One thing you can't help noticing when you read about third-quarter bank earnings is the huge divide between banks whose revenue depends heavily on trading and investment banking (underwriting, M&A, etc.) and banks whose revenue depends heavily on consumer lending. To put it simply: The banks in the former category--Goldman, JP Morgan*--are doing very well. The banks in the latter category--Citigroup, Bank of America--are performing abysmally.

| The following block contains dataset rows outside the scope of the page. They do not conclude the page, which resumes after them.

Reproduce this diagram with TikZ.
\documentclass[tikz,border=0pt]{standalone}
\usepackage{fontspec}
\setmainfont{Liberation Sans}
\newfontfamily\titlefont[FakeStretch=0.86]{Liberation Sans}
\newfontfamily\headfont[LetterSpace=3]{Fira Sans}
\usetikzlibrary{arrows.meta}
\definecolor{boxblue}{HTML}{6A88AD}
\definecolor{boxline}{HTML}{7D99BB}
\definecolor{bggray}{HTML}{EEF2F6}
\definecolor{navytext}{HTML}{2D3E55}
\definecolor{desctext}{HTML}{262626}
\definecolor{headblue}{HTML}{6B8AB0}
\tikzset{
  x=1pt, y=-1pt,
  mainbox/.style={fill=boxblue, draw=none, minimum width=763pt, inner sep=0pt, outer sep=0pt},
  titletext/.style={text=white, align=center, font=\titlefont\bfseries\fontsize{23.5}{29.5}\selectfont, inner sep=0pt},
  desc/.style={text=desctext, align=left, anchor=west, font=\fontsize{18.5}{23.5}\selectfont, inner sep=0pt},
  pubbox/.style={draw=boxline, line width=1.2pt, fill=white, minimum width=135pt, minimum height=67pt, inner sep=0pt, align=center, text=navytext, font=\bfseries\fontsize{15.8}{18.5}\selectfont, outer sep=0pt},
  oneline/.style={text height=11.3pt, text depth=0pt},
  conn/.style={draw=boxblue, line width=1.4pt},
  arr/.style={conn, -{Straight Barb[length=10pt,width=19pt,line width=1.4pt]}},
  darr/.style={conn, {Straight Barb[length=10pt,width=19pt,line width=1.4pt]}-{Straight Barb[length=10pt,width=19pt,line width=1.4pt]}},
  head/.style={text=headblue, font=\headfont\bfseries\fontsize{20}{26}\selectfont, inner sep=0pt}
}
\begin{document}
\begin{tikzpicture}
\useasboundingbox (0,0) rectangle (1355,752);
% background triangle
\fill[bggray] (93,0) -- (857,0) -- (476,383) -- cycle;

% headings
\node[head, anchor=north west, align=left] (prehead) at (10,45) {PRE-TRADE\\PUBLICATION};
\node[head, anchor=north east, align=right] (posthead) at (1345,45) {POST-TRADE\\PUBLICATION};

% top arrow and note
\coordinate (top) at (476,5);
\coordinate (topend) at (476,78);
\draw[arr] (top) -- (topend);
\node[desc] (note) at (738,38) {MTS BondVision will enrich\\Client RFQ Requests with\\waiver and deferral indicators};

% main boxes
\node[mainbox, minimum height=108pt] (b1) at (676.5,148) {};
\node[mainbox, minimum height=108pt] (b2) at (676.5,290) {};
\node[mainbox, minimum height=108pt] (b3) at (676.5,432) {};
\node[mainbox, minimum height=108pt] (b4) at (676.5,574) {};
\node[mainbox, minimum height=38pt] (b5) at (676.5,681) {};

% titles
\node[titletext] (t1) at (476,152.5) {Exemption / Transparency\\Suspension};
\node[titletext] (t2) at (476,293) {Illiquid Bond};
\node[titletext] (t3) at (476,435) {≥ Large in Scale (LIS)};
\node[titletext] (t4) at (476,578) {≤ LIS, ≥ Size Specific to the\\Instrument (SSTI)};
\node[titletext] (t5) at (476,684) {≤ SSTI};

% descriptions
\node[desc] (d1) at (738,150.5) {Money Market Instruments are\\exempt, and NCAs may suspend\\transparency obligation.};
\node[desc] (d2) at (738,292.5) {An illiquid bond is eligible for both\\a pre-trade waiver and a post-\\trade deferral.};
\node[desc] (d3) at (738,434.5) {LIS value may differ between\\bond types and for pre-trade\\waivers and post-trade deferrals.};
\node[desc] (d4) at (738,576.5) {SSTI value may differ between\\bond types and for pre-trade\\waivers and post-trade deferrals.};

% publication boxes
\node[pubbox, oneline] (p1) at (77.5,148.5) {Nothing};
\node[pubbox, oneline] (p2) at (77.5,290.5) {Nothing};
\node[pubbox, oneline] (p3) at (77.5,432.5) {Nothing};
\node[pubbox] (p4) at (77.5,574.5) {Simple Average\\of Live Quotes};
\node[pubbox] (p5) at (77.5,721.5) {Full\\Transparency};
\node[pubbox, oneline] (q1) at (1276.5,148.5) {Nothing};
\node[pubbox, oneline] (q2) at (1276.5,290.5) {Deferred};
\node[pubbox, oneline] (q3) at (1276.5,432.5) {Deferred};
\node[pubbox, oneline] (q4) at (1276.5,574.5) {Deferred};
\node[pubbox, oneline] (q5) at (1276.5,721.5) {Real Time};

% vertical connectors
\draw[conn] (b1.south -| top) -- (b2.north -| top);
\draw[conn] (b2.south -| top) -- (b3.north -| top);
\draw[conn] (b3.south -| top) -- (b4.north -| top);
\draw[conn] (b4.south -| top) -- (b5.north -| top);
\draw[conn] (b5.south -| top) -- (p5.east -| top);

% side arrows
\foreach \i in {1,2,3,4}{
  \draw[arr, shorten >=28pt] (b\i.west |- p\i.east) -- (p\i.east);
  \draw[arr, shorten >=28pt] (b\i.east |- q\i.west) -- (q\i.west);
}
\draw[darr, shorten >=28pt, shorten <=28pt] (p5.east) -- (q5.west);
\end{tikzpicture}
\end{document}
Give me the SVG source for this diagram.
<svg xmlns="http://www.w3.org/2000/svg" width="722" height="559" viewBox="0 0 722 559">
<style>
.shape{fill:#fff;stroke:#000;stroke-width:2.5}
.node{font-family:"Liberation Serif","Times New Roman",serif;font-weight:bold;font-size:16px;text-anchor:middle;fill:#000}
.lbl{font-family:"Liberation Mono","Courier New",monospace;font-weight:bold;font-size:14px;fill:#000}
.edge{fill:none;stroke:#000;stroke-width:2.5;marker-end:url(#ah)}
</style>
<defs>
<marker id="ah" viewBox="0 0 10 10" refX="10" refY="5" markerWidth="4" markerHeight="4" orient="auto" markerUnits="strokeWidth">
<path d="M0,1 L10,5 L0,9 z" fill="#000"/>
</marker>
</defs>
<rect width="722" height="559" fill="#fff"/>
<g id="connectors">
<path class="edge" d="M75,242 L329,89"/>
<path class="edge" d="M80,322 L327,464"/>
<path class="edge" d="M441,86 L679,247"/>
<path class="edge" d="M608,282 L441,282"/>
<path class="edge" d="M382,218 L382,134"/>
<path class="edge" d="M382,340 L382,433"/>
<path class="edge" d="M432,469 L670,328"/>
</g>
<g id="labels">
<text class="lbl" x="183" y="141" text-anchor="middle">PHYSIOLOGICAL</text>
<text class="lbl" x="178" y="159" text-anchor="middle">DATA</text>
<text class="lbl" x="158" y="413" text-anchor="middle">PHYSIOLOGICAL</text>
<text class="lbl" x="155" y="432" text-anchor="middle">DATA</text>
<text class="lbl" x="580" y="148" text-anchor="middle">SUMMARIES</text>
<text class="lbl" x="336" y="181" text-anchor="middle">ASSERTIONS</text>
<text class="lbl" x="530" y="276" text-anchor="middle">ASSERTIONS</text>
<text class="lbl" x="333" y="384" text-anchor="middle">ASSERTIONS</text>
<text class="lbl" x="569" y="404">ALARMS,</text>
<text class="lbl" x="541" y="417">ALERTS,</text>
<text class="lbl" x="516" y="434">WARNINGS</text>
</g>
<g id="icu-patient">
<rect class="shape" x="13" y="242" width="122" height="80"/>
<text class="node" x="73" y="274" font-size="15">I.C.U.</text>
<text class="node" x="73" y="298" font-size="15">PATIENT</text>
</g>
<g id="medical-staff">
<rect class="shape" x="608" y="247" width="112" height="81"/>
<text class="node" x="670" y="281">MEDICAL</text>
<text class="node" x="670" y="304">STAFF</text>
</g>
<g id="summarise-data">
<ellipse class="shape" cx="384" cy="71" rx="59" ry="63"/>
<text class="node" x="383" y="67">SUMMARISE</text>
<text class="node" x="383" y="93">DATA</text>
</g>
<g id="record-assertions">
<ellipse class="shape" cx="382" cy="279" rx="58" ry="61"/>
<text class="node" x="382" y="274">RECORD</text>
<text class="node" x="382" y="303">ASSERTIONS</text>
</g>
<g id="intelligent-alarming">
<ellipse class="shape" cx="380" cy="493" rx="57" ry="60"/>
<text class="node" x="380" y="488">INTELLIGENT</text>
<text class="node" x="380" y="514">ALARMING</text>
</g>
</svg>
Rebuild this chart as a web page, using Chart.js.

I don't have a ton to say about this, other than that it highlights the limits to what can be accomplished with a "top down" bank bailout. If, like Citi and BofA, your business model is premised on ordinary Americans making mortgage and credit card payments, then the most effective bailout of all is for unemployment to stop hovering around 10 percent and start heading in the other direction pretty quickly. The second most effective bailout is for the administration to continue putting money in the hands of people who are unemployed or underemployed.

Now, obviously, the administration has a pretty strong incentive to tackle these problems anyway. But, in case you doubted its commitment, that 34 percent stake in Citigroup and the $45 billion it's lent BofA certainly focus the mind even more.

*Of course, JP Morgan has a large consumer business, too. But it more than offset losses in its consumer business with gains in investment banking. Which suggests that part of what we're seeing here is a difference in management quality. JP Morgan limited its losses on the consumer side and made big profits in investment banking. Citi and BofA had little to show for their investment banking operations and big losses on the consumer side.